Interestingly, Dr. David Clarke relates how aviation historians, after reading detailed reports of the incident, say the aircraft sounds very much like a WW2 C-47 Dakota or possibly, a Wellington bomber. Dr. Clarke points out that both types of aircraft had crashed in the region, with a Dakota having smashed into Bleaklow, high above Longdendale, killing all seven men aboard, in July 1945. The Tony Ingle case was investigated by a documentary crew, who established that one of twelve remaining Dakotas was airborne that day, but 150 miles away.

The ghostly planes and airmen of the Longdendale Valley represent just a small sample of the hundreds of reports of such phenomena, witnessed right across the Peak District. Although such events are beyond the scope of this article, more information is provided in the Dr. Clarke article which is linked above.
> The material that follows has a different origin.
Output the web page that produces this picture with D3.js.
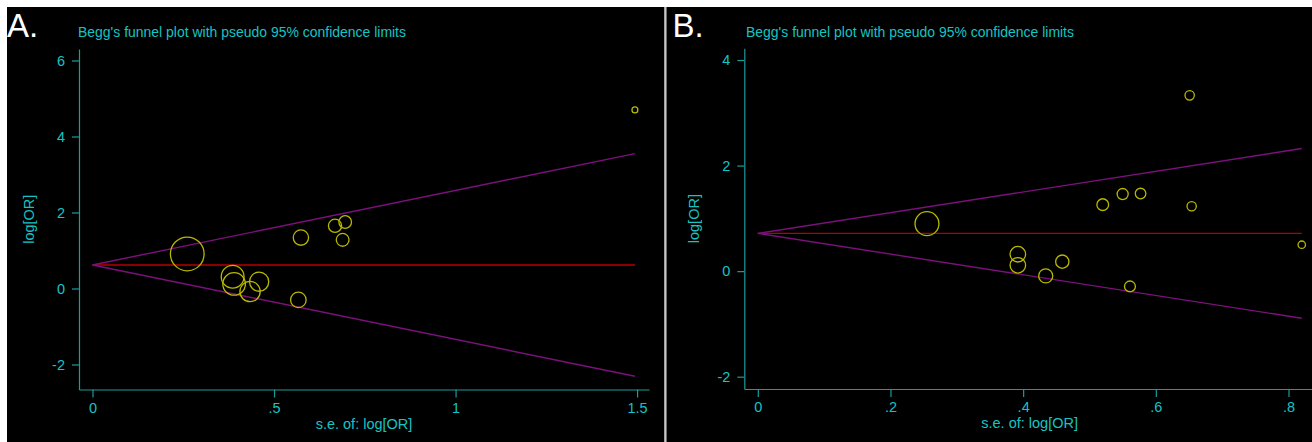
<!DOCTYPE html>
<html>
<head>
<meta charset="utf-8">
<script src="https://cdn.jsdelivr.net/npm/d3@7"></script>
<style>
  html, body { margin: 0; padding: 0; background: #fff; }
  svg text { font-family: "Liberation Sans", Arial, sans-serif; }
</style>
</head>
<body>
<svg id="chart" width="1312" height="442"></svg>
<script>
// Panel A data: standard error and log odds ratio per study
const seA = [0.261, 0.386, 0.390, 0.434, 0.459, 0.567, 0.574, 0.668, 0.689, 0.696, 1.494];
const logOrA = [0.91, 0.31, 0.12, -0.08, 0.18, -0.30, 1.34, 1.65, 1.28, 1.75, 4.70];
const pooledA = 0.62;
const xTicksA = [0, 0.5, 1, 1.5];
const yTicksA = [-2, 0, 2, 4, 6];

// Panel B data
const seB = [0.255, 0.392, 0.392, 0.434, 0.459, 0.520, 0.550, 0.561, 0.577, 0.651, 0.654, 0.820];
const logOrB = [0.90, 0.32, 0.11, -0.09, 0.18, 1.26, 1.46, -0.29, 1.47, 3.33, 1.23, 0.50];
const pooledB = 0.715;
const xTicksB = [0, 0.2, 0.4, 0.6, 0.8];
const yTicksB = [-2, 0, 2, 4];

const titleText = "Begg's funnel plot with pseudo 95% confidence limits";
const xTitle = "s.e. of: log[OR]";
const yTitle = "log[OR]";
const z = 1.96;

const axisLine = "#1a9c9c";
const axisText = "#16c4c4";

const svg = d3.select("#chart");

// white frame, two black panels, grey separator
svg.append("rect").attr("width", 1312).attr("height", 442).attr("fill", "#fff");
svg.append("rect").attr("x", 7).attr("y", 7).attr("width", 657.5).attr("height", 435).attr("fill", "#000");
svg.append("rect").attr("x", 664.5).attr("y", 7).attr("width", 2).attr("height", 435).attr("fill", "#c4c4c4");
svg.append("rect").attr("x", 666.5).attr("y", 7).attr("width", 646).attr("height", 435).attr("fill", "#000");

// Stata-style tick labels: .5 instead of 0.5
const fmt = (v) => String(+v.toFixed(2)).replace(/^0\./, ".").replace(/^-0\./, "-.");

function drawPanel(cfg) {
  const g = svg.append("g");

  const x = d3.scaleLinear().domain([0, cfg.xTicks[cfg.xTicks.length - 1]]).range(cfg.xRange);
  const y = d3.scaleLinear().domain([cfg.yTicks[0], cfg.yTicks[cfg.yTicks.length - 1]]).range(cfg.yRange);
  const f = cfg.frame;

  // axis scales stretched to the frame so the domain line spans it
  const xAx = x.copy().domain([x.invert(f.left), x.invert(f.right)]).range([f.left, f.right]);
  const yAx = y.copy().domain([y.invert(f.bottom), y.invert(f.top)]).range([f.bottom, f.top]);

  const gx = g.append("g")
    .attr("transform", `translate(0,${f.bottom})`)
    .call(d3.axisBottom(xAx).tickValues(cfg.xTicks).tickFormat(fmt).tickSize(8).tickSizeOuter(0).tickPadding(2));
  const gy = g.append("g")
    .attr("transform", `translate(${f.left},0)`)
    .call(d3.axisLeft(yAx).tickValues(cfg.yTicks).tickFormat(fmt).tickSize(7).tickSizeOuter(0).tickPadding(7));

  [gx, gy].forEach((a) => {
    a.select(".domain").attr("stroke", axisLine).attr("stroke-width", 1.2);
    a.selectAll(".tick line").attr("stroke", axisLine).attr("stroke-width", 1.2);
    a.selectAll(".tick text").attr("fill", axisText).style("font-size", "14.5px");
  });
  gx.selectAll(".tick text").attr("dy", "0.9em");

  // axis titles
  g.append("text")
    .attr("x", (f.left + f.right) / 2)
    .attr("y", f.bottom + 39)
    .attr("text-anchor", "middle")
    .attr("fill", axisText)
    .style("font-size", "14.5px")
    .text(xTitle);
  g.append("text")
    .attr("transform", `translate(${cfg.yTitleX},${(f.top + f.bottom) / 2}) rotate(-90)`)
    .attr("text-anchor", "middle")
    .attr("fill", axisText)
    .style("font-size", "14.5px")
    .text(yTitle);

  // chart title and panel letter
  g.append("text")
    .attr("x", cfg.titleX)
    .attr("y", 36.5)
    .attr("fill", axisText)
    .attr("textLength", 328)
    .attr("lengthAdjust", "spacingAndGlyphs")
    .style("font-size", "14.5px")
    .text(titleText);
  g.append("text")
    .attr("x", cfg.letterX)
    .attr("y", 37)
    .attr("fill", "#fff")
    .style("font-size", "33px")
    .text(cfg.letter);

  const seMax = d3.max(cfg.se);

  // pooled estimate
  g.append("line")
    .attr("x1", x(0)).attr("x2", x(seMax))
    .attr("y1", y(cfg.pooled)).attr("y2", y(cfg.pooled))
    .attr("stroke", "#b80000").attr("stroke-width", 1.4);

  // pseudo 95% limits
  [1, -1].forEach((s) => {
    g.append("line")
      .attr("x1", x(0)).attr("y1", y(cfg.pooled))
      .attr("x2", x(seMax)).attr("y2", y(cfg.pooled + s * z * seMax))
      .attr("stroke", "#7c107c").attr("stroke-width", 1.4);
  });

  // studies, marker size from precision 1/se
  const r = d3.scaleLinear().domain([0, 1]).range([0, cfg.rUnit]);
  g.append("g")
    .selectAll("circle")
    .data(cfg.se.map((s, i) => ({ se: s, lor: cfg.lor[i] })))
    .enter()
    .append("circle")
    .attr("cx", (d) => x(d.se))
    .attr("cy", (d) => y(d.lor))
    .attr("r", (d) => r(1 / d.se))
    .attr("fill", "none")
    .attr("stroke", "#b8b800")
    .attr("stroke-width", 1.3);
}

drawPanel({
  letter: "A.", letterX: 7, titleX: 78, yTitleX: 34,
  se: seA, lor: logOrA, pooled: pooledA, xTicks: xTicksA, yTicks: yTicksA,
  xRange: [92.5, 637.1], yRange: [364.5, 60.5],
  frame: { left: 79, right: 649, top: 49, bottom: 389.5 },
  rUnit: 4.4
});

drawPanel({
  letter: "B.", letterX: 672.5, titleX: 746, yTitleX: 699,
  se: seB, lor: logOrB, pooled: pooledB, xTicks: xTicksB, yTicks: yTicksB,
  xRange: [757.8, 1288.5], yRange: [376.7, 60],
  frame: { left: 744.3, right: 1315, top: 48.3, bottom: 389 },
  rUnit: 3.05
});
</script>
</body>
</html>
Are people really seeing ghostly airmen and their phantom planes in and above the Longdendale Valley? Sceptics would argue that people are merely seeing vintage aircraft being flown by aviation enthusiasts. Yet, no such planes were known to be in the area at the times of these sightings. Aviation laws compel pilots to let authorities know when they will be airborne, and where, even if they're just taking a twenty minute pleasure flight. And what of the "crash" witnessed by Tony Ingle? How could an unwieldy vintage aircraft, which was just feet from the ground when last seen, be gone in a matter of seconds? Nothing we have today can do that, much less a plane of such vintage. In the absence of any adequate, mundane explanations for these events, it looks as if the Longdendale Valley may hold on to its mysteries for some time to come.


Dragonstar 14 January 2008 at 16:42  

These are fascinating stories, most of which I've not heard before. Thank you so much for gathering them together for us.